Analytics control towers attempt to pull data together to provide a dashboard view of the supply chain, but these still rely heavily on batch updates and data crunching. Neither approaches provide the end-to-end breadth of visibility or the real-time status of supply chain operations needed for optimal response.

While many planning control towers compensate by building complex data models or expanding unstructured data lakes, there is only one way to ensure real-time, end-to-end visibility: connecting all supply chain parties to a single platform in order to generate a single source of truth for orders, shipments, and inventory that is always up to date.

This means utilising a multi-tenant, multi-enterprise business network that leverages a single data model to connect all parties to digital supply chain data. Changes and updates are reflected immediately in the network and visible to all relevant parties. High-quality, real-time, shared data is the necessary cornerstone of building a data-centric supply chain.

Change happens, and can't be avoided. Despite improvements in supply chain planning, companies cannot perfectly plan for an imperfect world, but relying on early detection of changes can help your organisation control its effect on your supply chain.

For example, when machine learning algorithms are applied to real-time visibility, they can help predict late shipments before companies receive carrier notices or, worse, the customer complains. Supply chain professionals with visibility to network inventory levels can monitor demand and supply balance to predict potential stockouts in time to prevent lost sales.

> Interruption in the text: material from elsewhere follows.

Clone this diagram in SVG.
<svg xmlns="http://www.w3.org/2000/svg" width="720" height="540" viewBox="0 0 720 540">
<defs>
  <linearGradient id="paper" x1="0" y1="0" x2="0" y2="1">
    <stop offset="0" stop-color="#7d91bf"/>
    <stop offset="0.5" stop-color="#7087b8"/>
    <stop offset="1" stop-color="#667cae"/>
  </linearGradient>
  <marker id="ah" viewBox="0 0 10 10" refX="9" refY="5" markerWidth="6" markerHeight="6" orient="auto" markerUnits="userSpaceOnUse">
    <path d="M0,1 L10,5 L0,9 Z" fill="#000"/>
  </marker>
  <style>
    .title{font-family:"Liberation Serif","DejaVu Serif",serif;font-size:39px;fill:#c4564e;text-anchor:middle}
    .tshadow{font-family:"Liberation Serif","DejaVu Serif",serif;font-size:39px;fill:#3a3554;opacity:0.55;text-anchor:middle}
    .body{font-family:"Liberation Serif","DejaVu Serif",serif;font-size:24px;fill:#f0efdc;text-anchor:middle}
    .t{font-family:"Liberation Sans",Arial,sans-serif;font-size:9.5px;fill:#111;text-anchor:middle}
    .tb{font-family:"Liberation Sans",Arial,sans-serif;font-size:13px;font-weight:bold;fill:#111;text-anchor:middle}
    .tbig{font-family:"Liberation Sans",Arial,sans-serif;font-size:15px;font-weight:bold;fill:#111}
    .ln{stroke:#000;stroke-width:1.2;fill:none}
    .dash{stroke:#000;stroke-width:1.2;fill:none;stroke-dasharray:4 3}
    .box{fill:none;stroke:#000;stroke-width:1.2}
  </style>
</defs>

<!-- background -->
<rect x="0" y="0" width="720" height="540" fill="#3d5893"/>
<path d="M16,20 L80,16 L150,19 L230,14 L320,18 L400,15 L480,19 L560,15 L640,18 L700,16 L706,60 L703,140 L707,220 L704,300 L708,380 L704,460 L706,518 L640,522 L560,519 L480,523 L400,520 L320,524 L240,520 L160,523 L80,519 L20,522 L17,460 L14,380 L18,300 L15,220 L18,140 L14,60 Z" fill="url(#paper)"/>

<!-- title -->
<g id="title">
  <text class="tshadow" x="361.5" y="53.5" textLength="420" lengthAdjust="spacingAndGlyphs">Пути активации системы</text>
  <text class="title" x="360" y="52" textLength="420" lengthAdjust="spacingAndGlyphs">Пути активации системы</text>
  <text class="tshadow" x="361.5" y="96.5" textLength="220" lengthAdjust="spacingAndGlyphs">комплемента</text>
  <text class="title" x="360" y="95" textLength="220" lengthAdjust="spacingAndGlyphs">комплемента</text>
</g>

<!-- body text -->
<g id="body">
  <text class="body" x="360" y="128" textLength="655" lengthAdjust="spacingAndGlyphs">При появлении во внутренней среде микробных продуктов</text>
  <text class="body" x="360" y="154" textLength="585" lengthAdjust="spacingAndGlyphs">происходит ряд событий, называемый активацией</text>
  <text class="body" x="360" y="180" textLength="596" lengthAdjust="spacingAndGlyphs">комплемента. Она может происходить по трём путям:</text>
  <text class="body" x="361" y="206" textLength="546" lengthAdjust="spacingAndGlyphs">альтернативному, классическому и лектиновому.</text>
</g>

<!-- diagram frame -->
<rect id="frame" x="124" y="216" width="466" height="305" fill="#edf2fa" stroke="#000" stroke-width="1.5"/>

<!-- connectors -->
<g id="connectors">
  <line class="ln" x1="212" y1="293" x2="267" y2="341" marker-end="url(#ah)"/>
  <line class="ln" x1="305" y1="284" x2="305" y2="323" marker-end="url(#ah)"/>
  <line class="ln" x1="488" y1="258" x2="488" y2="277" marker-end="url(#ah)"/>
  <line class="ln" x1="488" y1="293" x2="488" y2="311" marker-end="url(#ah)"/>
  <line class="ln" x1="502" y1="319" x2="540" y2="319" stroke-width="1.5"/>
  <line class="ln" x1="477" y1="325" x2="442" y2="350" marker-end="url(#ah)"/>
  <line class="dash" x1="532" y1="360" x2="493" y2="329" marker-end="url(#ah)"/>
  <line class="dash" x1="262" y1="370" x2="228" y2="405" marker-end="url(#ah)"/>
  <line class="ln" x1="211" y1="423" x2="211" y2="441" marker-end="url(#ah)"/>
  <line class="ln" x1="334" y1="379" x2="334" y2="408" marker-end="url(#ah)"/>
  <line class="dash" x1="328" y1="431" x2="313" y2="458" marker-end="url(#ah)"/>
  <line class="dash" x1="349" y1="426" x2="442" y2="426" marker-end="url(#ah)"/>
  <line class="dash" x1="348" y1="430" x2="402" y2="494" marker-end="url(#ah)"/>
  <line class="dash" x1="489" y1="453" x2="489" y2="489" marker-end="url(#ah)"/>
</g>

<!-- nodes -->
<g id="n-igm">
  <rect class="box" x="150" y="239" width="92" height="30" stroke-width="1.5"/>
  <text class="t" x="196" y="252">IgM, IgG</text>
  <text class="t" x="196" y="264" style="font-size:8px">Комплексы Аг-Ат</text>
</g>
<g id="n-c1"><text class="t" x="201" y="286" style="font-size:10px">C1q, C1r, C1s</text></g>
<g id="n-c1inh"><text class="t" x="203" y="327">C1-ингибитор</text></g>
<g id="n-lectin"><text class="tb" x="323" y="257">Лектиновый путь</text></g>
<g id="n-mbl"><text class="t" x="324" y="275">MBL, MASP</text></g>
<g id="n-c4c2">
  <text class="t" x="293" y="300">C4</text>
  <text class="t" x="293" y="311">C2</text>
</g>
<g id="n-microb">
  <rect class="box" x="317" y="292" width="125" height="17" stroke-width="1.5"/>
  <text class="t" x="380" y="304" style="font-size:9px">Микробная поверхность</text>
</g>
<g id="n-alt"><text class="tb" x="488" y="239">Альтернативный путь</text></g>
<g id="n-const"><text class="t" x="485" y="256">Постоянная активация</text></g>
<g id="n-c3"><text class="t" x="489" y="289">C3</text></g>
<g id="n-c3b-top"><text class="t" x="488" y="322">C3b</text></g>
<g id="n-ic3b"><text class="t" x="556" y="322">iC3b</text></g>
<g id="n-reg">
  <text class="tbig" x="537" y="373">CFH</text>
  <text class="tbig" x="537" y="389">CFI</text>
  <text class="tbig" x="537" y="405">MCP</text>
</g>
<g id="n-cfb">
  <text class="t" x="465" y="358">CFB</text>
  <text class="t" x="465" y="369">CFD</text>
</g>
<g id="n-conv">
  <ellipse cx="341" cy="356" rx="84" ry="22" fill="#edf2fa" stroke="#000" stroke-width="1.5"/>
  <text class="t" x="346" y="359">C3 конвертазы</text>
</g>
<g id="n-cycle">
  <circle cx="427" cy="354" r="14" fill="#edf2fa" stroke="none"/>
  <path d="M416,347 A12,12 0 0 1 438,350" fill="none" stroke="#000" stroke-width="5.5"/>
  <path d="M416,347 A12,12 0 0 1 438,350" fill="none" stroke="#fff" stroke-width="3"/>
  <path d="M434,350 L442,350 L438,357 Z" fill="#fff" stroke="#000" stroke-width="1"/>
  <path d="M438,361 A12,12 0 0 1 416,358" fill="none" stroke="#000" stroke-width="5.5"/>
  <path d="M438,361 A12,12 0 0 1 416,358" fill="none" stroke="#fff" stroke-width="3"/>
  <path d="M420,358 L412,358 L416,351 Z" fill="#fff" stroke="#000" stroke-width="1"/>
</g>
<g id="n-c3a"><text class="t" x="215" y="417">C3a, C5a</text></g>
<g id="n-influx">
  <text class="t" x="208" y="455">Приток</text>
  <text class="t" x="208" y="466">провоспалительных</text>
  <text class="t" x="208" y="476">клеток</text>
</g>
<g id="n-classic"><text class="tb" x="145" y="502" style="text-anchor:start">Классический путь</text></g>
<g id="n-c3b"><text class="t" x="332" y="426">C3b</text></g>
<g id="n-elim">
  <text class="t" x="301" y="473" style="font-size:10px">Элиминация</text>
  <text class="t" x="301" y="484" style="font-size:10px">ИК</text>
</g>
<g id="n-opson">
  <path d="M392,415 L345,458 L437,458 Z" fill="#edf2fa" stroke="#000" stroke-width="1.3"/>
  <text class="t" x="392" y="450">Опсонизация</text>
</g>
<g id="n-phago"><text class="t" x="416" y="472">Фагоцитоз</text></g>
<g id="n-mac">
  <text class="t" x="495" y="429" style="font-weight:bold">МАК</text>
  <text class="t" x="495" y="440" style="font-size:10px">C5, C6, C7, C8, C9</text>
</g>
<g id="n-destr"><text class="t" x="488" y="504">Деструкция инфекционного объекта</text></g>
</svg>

Predictive alerting is an essential capability for providing supply chain professionals with the agility they need to act quickly. Still, the massive amounts of complex data involved can quickly overwhelm those tasked with running your supply chain.

An essential component of predictive technologies is separating true, actionable signals from noise. Machine learning algorithms that incorporate historical supply chain data, as well as external data sources, help determine what is genuinely an actionable signal versus one that can be ignored. This allows the focus to be directed to the most critical tasks and avoids losing time on events that don't require action.

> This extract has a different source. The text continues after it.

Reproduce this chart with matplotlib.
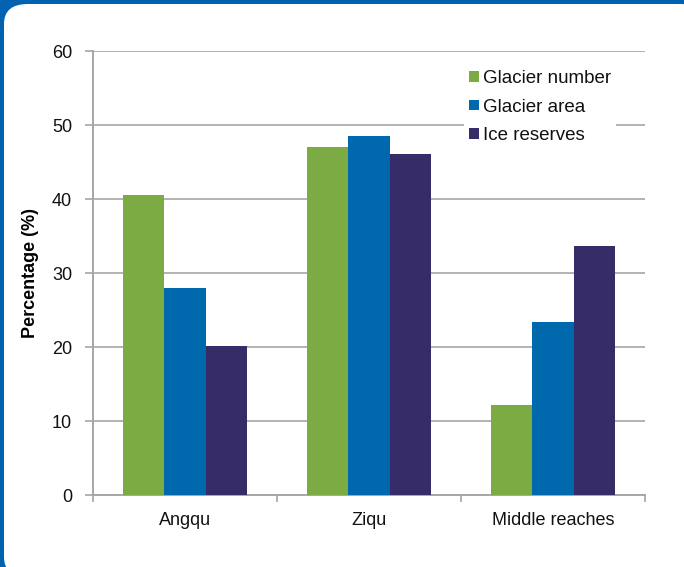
import matplotlib.pyplot as plt
import numpy as np
from matplotlib.patches import FancyBboxPatch

plt.rcParams['font.family'] = ['Liberation Sans', 'DejaVu Sans']
plt.rcParams['text.color'] = '#111111'
plt.rcParams['xtick.labelcolor'] = '#111111'
plt.rcParams['ytick.labelcolor'] = '#111111'

categories = ['Angqu', 'Ziqu', 'Middle reaches']
glacier_number = [40.6, 47.0, 12.2]
glacier_area = [28.0, 48.5, 23.4]
ice_reserves = [20.2, 46.1, 33.6]
series = ['Glacier number', 'Glacier area', 'Ice reserves']
colors = ['#7cab43', '#0068ad', '#362c68']

fig = plt.figure(figsize=(6.84, 5.67), dpi=100)
fig.patch.set_facecolor('#0062b0')

# white rounded panel
panel = FancyBboxPatch((4 / 684, -10 / 567), 700 / 684, 573 / 567,
                       boxstyle='round,pad=0,rounding_size=0.035',
                       transform=fig.transFigure, facecolor='white',
                       edgecolor='none', zorder=-5)
fig.patches.append(panel)

ax = fig.add_axes([93 / 684, 72 / 567, 552 / 684, 444 / 567])
ax.set_facecolor('none')

x = np.arange(len(categories))
w = 0.223
for i, (vals, name) in enumerate(zip([glacier_number, glacier_area, ice_reserves], series)):
    ax.bar(x + (i - 1) * w, vals, width=w, color=colors[i], label=name, zorder=3)

ax.set_xlim(-0.5, 2.5)
ax.set_ylim(0, 60)
ax.set_yticks(range(0, 61, 10))
ax.yaxis.grid(True, color='#a6a6a6', linewidth=1.2, zorder=0)
ax.set_axisbelow(True)

ax.set_xticks(x)
ax.set_xticklabels(categories)
ax.tick_params(axis='x', length=0, pad=12, labelsize=13)
ax.set_xticks([-0.5, 0.5, 1.5, 2.5], minor=True)
ax.tick_params(axis='x', which='minor', length=5, color='#a6a6a6', width=1.2)
ax.tick_params(axis='y', length=6, color='#a6a6a6', width=1.2, labelsize=13, pad=9)

for s in ['top', 'right']:
    ax.spines[s].set_visible(False)
for s in ['left', 'bottom']:
    ax.spines[s].set_color('#a6a6a6')
    ax.spines[s].set_linewidth(1.4)

ax.set_ylabel('Percentage (%)', fontsize=13, fontweight='bold', labelpad=9)

leg = ax.legend(loc='upper right', bbox_to_anchor=(0.965, 0.99), frameon=True,
                fancybox=False, edgecolor='none', facecolor='white', framealpha=1,
                fontsize=13.5, handlelength=0.5, handleheight=0.5, handletextpad=0.2,
                labelspacing=0.6, borderpad=0.3)

fig.savefig('out.png', dpi=100)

The ability to recognise a crucial alert is only half the battle. Making the right decision requires decision support capabilities for approaching the resolution in the most intelligent manner.

Aggregation is helpful to identify common-cause events impacting multiple shipments and orders. By bundling total value at risk or total customer exposure, supply chain professionals get a more accurate picture of each resolution action's comparative magnitude.

Prioritisation is essential to align resolutions with company strategy, whether it be cost reduction, velocity, customer service, or some combination.

In-context information is vital to making quick decisions. Bringing relevant information needed to make decisions to the supply chain professional and eliminating time-consuming calls and emails for updates liberates time from data gathering and allows for instant analysis.

Prescription takes decision-making to the next level by leveraging real-time network insights and intelligence to present the next best steps according to both the supply chain's real-world condition and the company's business goals.

Advanced analysis of events and available resolutions requires swift execution. Given the dynamic nature of supply chains, delays of days and weeks between analysis and execution can make certain resolutions unavailable, throwing the entire process back to square one, or worse, too late. Companies need to align quickly, both internally and with external suppliers, carriers, and forwarders, to ensure that all parties take timely action.

Decisions must be swift, collaborative, and immediately reflected, but relying on traditional communication and batch updates to systems puts successful resolution at risk. A connected supply chain network with shared data, processes, and insights leads to the most effective resolutions because all parties can collaborate directly with each other in-network from a single source of the truth.